Many novelists find that when they’re doing research for a book, nearly everything around them seems to conspire in the direction of the story — that is, the world of “coincidence” and “synchronicity” starts offering up perfect details and data for your use. When I read that Steinmetz was a dwarf and a hunchback, that he was almost turned away from Ellis Island for being deformed and sickly, that he floated up and down the Mohawk River in a canoe which he used as his office, that he wore a coonskin cap and smoked cigars — everything I learned about him seemed perfectly designed for a wonderfully eccentric, compelling fictional character.
And yet, I had plenty of inventing to do. I became as fascinated with what I could find out about him as I was intrigued by what I could not find out. I held imaginary dialogues with him inside my head, filling in the spaces between the so-called facts of his life.
As a writer who often works in fragments, following character and image more than plot, I am frequently in a state of “blindness” when it comes to the architecture of my fiction. I am fond of quoting E.L. Doctorow, who famously said that writing a novel is “like driving in tule fog. All you need to do is see a few feet in front of you, and you can drive all the way across the country like that.”
By chance, I met Doctorow while I was grappling with that state of writing in the dark, and in particular I wanted to ask him how he managed to handle real-life characters with so much grace and originality.
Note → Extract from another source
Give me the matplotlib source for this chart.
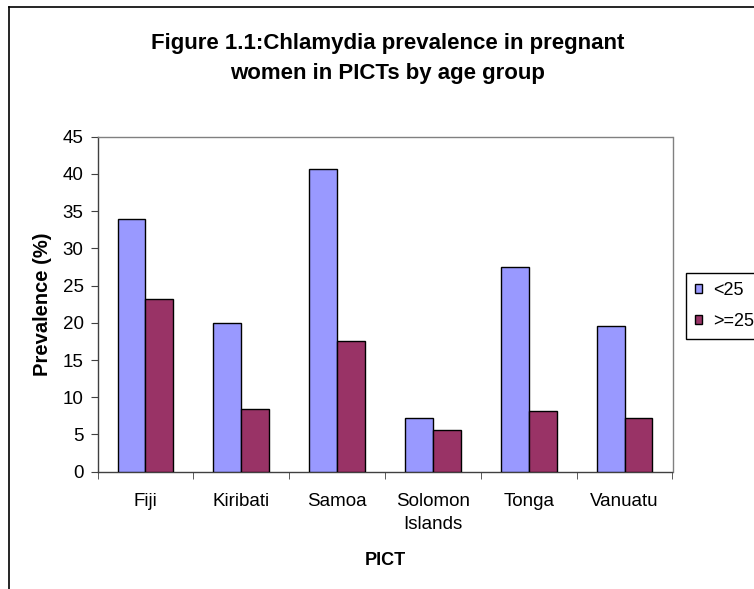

I’d been worrying over the “real” Steinmetz and how to take liberties with his personality, his life. Doctorow said, “I just treat them the way I treat my other characters. Think of it like being a portrait painter – you’re not necessarily aiming for pure realism but for an interpretation of the person sitting in front of you.” That was the reassurance I needed to keep moving forward a few more feet at a time.
Some of my most exciting discoveries happened when I closed my eyes and remembered my own childhood, scenes from that hometown I had always been so eager to leave behind. I wouldn’t be the first writer to be inspired by the emotional and geographical and temporal distance between me and my birthplace, realizing that I could only feel inspired by home once I had been away from it for many many years.
You can’t go home again, was one of the many clichés I held in mind as I wrote. Home is where the heart is. Home is the place where, when you go back, they have to take you in. Home is where I want to be. But my hometown was where I didn’t want to be. Except in my imagination, and except for the loves and losses of my characters, with whom I traveled on both literal and metaphoric journeys toward and away from themselves, from their birthplaces, and from one another. Writing (and completing!) ELECTRIC CITY transported me back into my childhood, allowed me to revisit my adolescence and young adulthood – until I reached the time in which I left behind my hometown for good. I learned, along with my characters, a truth both personal and universal: If we are lucky, we get to discover that home is the place we carry inside ourselves.